New Delhi, October 12: The Delhi High Court has said that a wife's claim for separate residence in "justifiable situations" cannot be labelled as an act of cruelty to the husband, however, if he has chosen to be in a joint family with his parents, he cannot be forced to separate from the first day of his marriage “merely on the whims" of his wife. A division bench of Justice Suresh Kumar Kait and Justice Neena Bansal Krishna upheld a family court's order and dismissed the wife's appeal challenging its decision to grant divorce to the husband based on the grounds of cruelty and desertion under Section 13 (1)(ia) and (ib) of the Hindu Marriage Act, 1955.
The parties had married in January 2012 but separated after only three months
The parties had married in January 2012 but separated after only three months. The court said that there can be various justifiable situations such as differences with in-laws, work commitments, or differences of opinion, which may make a wife's demand for separate accommodation necessary for the survival of the marriage.

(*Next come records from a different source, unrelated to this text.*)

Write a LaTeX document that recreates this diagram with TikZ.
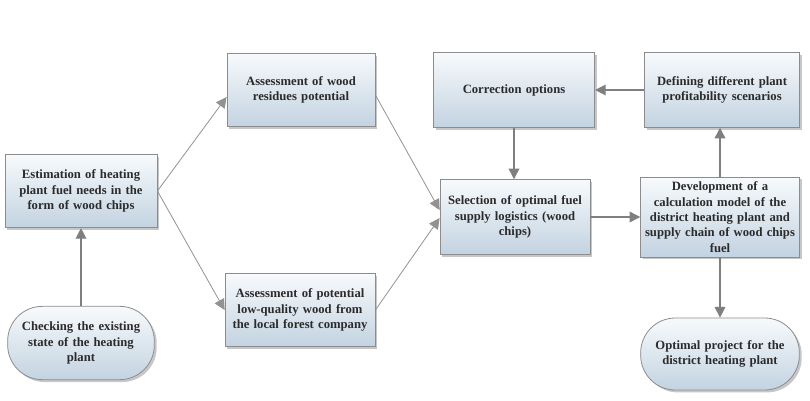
\documentclass[tikz,border=0pt]{standalone}
\usepackage{fontspec}
\setmainfont{Liberation Serif}
\usetikzlibrary{arrows.meta,shadows,calc}
\definecolor{boxtop}{HTML}{F7FAFC}
\definecolor{boxbottom}{HTML}{C3D3E1}
\definecolor{boxline}{HTML}{8C8C8C}
\definecolor{arrowgray}{HTML}{7F7F7F}
\definecolor{textgray}{HTML}{2B2B2B}

\begin{document}
\begin{tikzpicture}[x=0.75pt,y=-0.75pt,
    block/.style={draw=boxline,line width=0.6pt,top color=boxtop,bottom color=boxbottom,
      drop shadow={shadow xshift=1.8pt,shadow yshift=-1.8pt,opacity=0.4,fill=black!55},
      text=textgray,font=\fontsize{9.5}{11.5}\selectfont\bfseries,align=center,inner sep=1pt,
      minimum height=55pt},
    terminal/.style={block,rounded corners=26pt},
    flow/.style={draw=arrowgray,line width=1pt,-{Triangle[length=8pt,width=8pt]}},
    slantflow/.style={flow,line width=0.6pt,draw=arrowgray!85}]
      \useasboundingbox (0,0) rectangle (810,400);
      \node[block,minimum width=114pt,text width=110pt] (est) at (81,191) {Estimation of heating\\plant fuel needs in the\\form of wood chips};
      \node[terminal,minimum width=110pt,text width=100pt] (check) at (81,343) {Checking the existing\\state of the heating\\plant};
      \node[block,minimum width=111pt,text width=107pt] (wood) at (301,90) {Assessment of wood\\residues potential};
      \node[block,minimum width=112.5pt,text width=108pt] (lowq) at (300,310) {Assessment of potential\\low-quality wood from\\the local forest company};
      \node[block,minimum width=112.5pt,text width=108pt,minimum height=56pt] (sel) at (515,217) {Selection of optimal fuel\\supply logistics (wood\\chips)};
      \node[block,minimum width=121pt,text width=116pt,minimum height=56pt] (corr) at (514,90) {Correction options};
      \node[block,minimum width=116pt,text width=112pt,minimum height=56pt] (prof) at (722,90) {Defining different plant\\profitability scenarios};
      \node[block,minimum width=119pt,text width=117pt,minimum height=60pt] (model) at (720,217) {Development of a\\calculation model of the\\district heating plant and\\supply chain of wood chips\\fuel};
      \node[terminal,minimum width=119pt,text width=108pt,minimum height=54pt] (opt) at (720,354) {Optimal project for the\\district heating plant};
      \draw[flow] (check) -- (est);
      \draw[slantflow] (est.east) -- ($(wood.west)+(0,7)$);
      \draw[slantflow] (est.east) -- (lowq.west);
      \draw[slantflow] ($(wood.east)+(0,5)$) -- ($(sel.west)+(0,-7)$);
      \draw[slantflow] (lowq.east) -- ($(sel.west)+(0,1)$);
      \draw[flow] (corr.south) -- (corr.south |- sel.north);
      \draw[flow] (sel) -- (model);
      \draw[flow] (model.north) -- (model.north |- prof.south);
      \draw[flow] (prof) -- (corr);
      \draw[flow] (model) -- (opt);
    \end{tikzpicture}
\end{document}
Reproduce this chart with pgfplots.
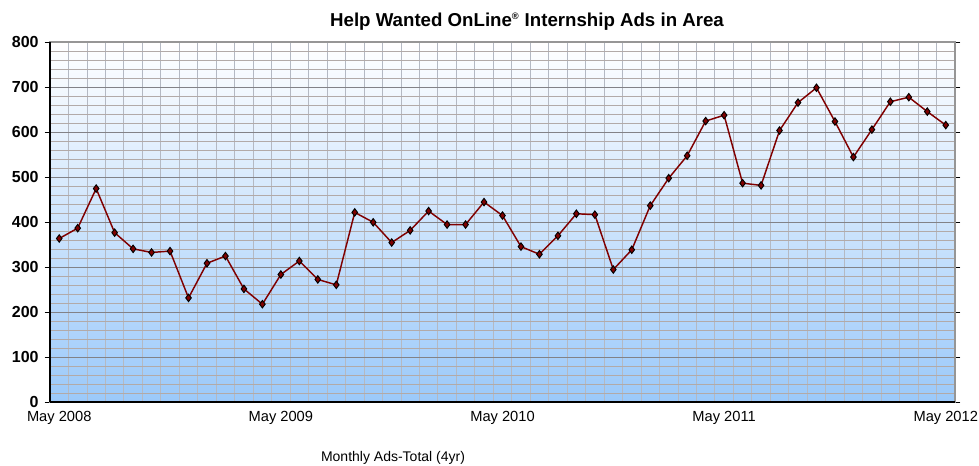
\documentclass[border=0pt]{standalone}
\usepackage{fontspec}
\setmainfont{Liberation Sans}
\usepackage{pgfplots}
\pgfplotsset{compat=1.18}
\definecolor{lnred}{RGB}{128,0,0}
\definecolor{bgblue}{RGB}{155,201,250}
\definecolor{majgrid}{RGB}{130,130,135}
\definecolor{mingrid}{RGB}{178,170,168}
\definecolor{vgrid}{RGB}{180,185,195}
\definecolor{frame}{RGB}{150,150,150}
\begin{document}
\begin{tikzpicture}[x=0.75pt,y=0.75pt]
\useasboundingbox (-50,-62.7) rectangle (929,402.3);
\begin{axis}[
  name=ax,
  at={(0,0)}, anchor=south west,
  scale only axis,
  width=678.75pt, height=270pt,
  xmin=-0.5, xmax=48.5,
  ymin=0, ymax=800,
  xtick={0,12,24,36,48},
  xticklabels={May 2008,May 2009,May 2010,May 2011,May 2012},
  minor xtick={-0.5,0.5,...,48.5},
  xmajorgrids=false, xminorgrids=true,
  ytick={0,100,...,800},
  minor ytick={20,40,60,80,120,140,160,180,220,240,260,280,320,340,360,380,420,440,460,480,520,540,560,580,620,640,660,680,720,740,760,780},
  ymajorgrids=true, yminorgrids=true,
  major grid style={draw=majgrid, line width=0.8pt},
  minor grid style={draw=mingrid, line width=0.6pt},
  x grid style={draw=vgrid, line width=0.6pt},
  xtick style={draw=none},
  minor x tick style={draw=none},
  minor y tick style={draw=none},
  ytick style={draw=black, line width=0.6pt},
  tick align=outside,
  major tick length=4pt,
  axis line style={draw=frame, line width=1.5pt},
  axis background/.style={top color=white, bottom color=bgblue},
  /pgf/number format/assume math mode=true,
  yticklabel style={font=\bfseries\fontsize{12}{14}\selectfont, xshift=-1pt},
  xticklabel style={font=\fontsize{11}{13}\selectfont, yshift=1pt},
  clip=false,
]
\addplot[color=lnred, line width=1.1pt, mark=diamond*, mark size=2.8pt,
  mark options={fill=lnred, draw=black, line width=0.7pt}]
  coordinates {
(0,364) (1,387) (2,475) (3,377) (4,341) (5,333) (6,336) (7,232) (8,309) (9,325)
(10,252) (11,218) (12,284) (13,314) (14,273) (15,261) (16,422) (17,400) (18,355) (19,382)
(20,425) (21,395) (22,395) (23,445) (24,415) (25,346) (26,329) (27,370) (28,419) (29,417)
(30,295) (31,339) (32,437) (33,498) (34,548) (35,625) (36,638) (37,487) (38,482) (39,604)
(40,666) (41,699) (42,624) (43,545) (44,606) (45,668) (46,678) (47,646) (48,616)
  };
\draw[black, line width=1.6pt] (rel axis cs:0,0) -- (rel axis cs:0,1);
\draw[black, line width=1.6pt] (rel axis cs:0,0) -- (rel axis cs:1,0);
\end{axis}
\node[font=\bfseries\fontsize{14}{16}\selectfont] at (477,381) {Help Wanted OnLine\textsuperscript{\scriptsize\textregistered} Internship Ads in Area};
\node[font=\fontsize{10.5}{12}\selectfont] at (343,-56) {Monthly Ads-Total (4yr)};
\end{tikzpicture}
\end{document}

The claim for separate residence cannot be considered an act of cruelty
In such cases, the claim for separate residence cannot be considered an act of cruelty, it said. However, the court also stressed the importance of maintaining a delicate balance when the husband has chosen to live in a joint family with his parents. It said that both the husband and the wife have equal responsibilities toward their parents and each other.
The husband claimed that he was subjected to cruelty
The court noted that the marriage barely lasted three months and failed due to the denial of conjugal rights. The husband claimed that he was subjected to cruelty by the wife as she refused to settle in the matrimonial home where his parents were residing with him and that she, since beginning, started making a demand for separate accommodation.
The wife was not able to justify her claim for separate residence
The bench said that the wife was not able to justify her claim for separate residence. The court said that matrimonial relationships require nurturing, care, compassion, cooperation, and adjustments to flourish into a healthy conjugal relationship. In this case, the wife left the matrimonial home after just three months of marriage, and none of the grounds claimed by her were supported by evidence. The court concluded that the wife had withdrawn from her relationship with the husband without reason and had no intention of resuming it.